Even weirder than dark matter—the invisible stuff constituting most of the mass of the universe—is dark energy, a mysterious force pushing the universe apart at an ever-faster rate. Weirder still is a recent discovery that dark energy has been around for most of the history of the cosmos. “Nine billion years ago, dark energy was already wielding its repulsive influence on the universe,” explains Johns Hopkins University astrophysicist Adam Riess. But the repulsion didn’t win out against the force of gravity until 5 billion years ago, when cosmic expansion kicked into high gear and began accelerating.
Calibrating images from the Hubble Space Telescope’s high-end cameras against those from the Wilkinson Microwave Anisotropy Probe—a satellite that maps the heat signature of the early universe—Riess and his colleagues retraced the growth history of the universe with unprecedented accuracy and depth. “It’s as if you mark the height of a child against a doorframe to measure growth spurts,” Riess says. “While dark matter retards expansion, dark energy propels it.”

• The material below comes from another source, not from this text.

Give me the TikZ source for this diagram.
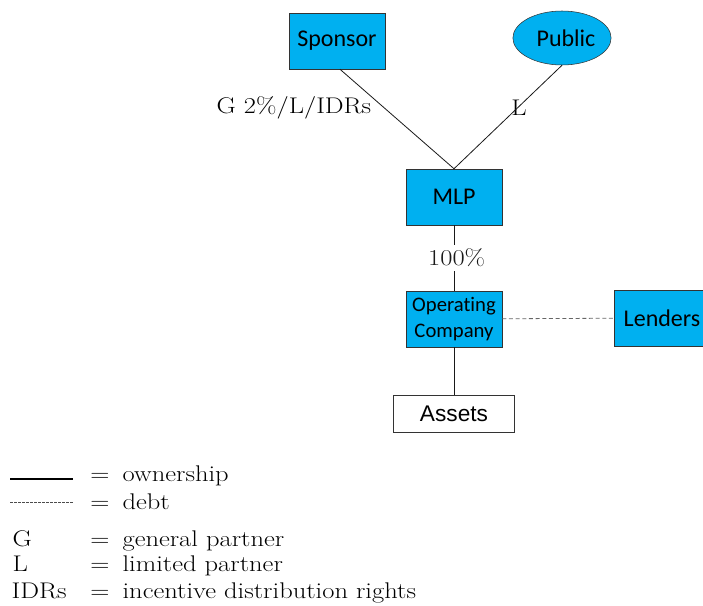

For reasons as yet unknown, the anti-gravitational effects of dark energy are greater now than they were in the distant past. One theory, which the Hubble data support, is that empty space is pregnant with residual energy from the Big Bang. As space expands, there is more dark energy, while matter becomes more spread out, weakening the inward pull of gravity. But a universe of questions still remains. “This is another clue,” Riess says, “and we know so little about dark energy that anything we can find out is important.”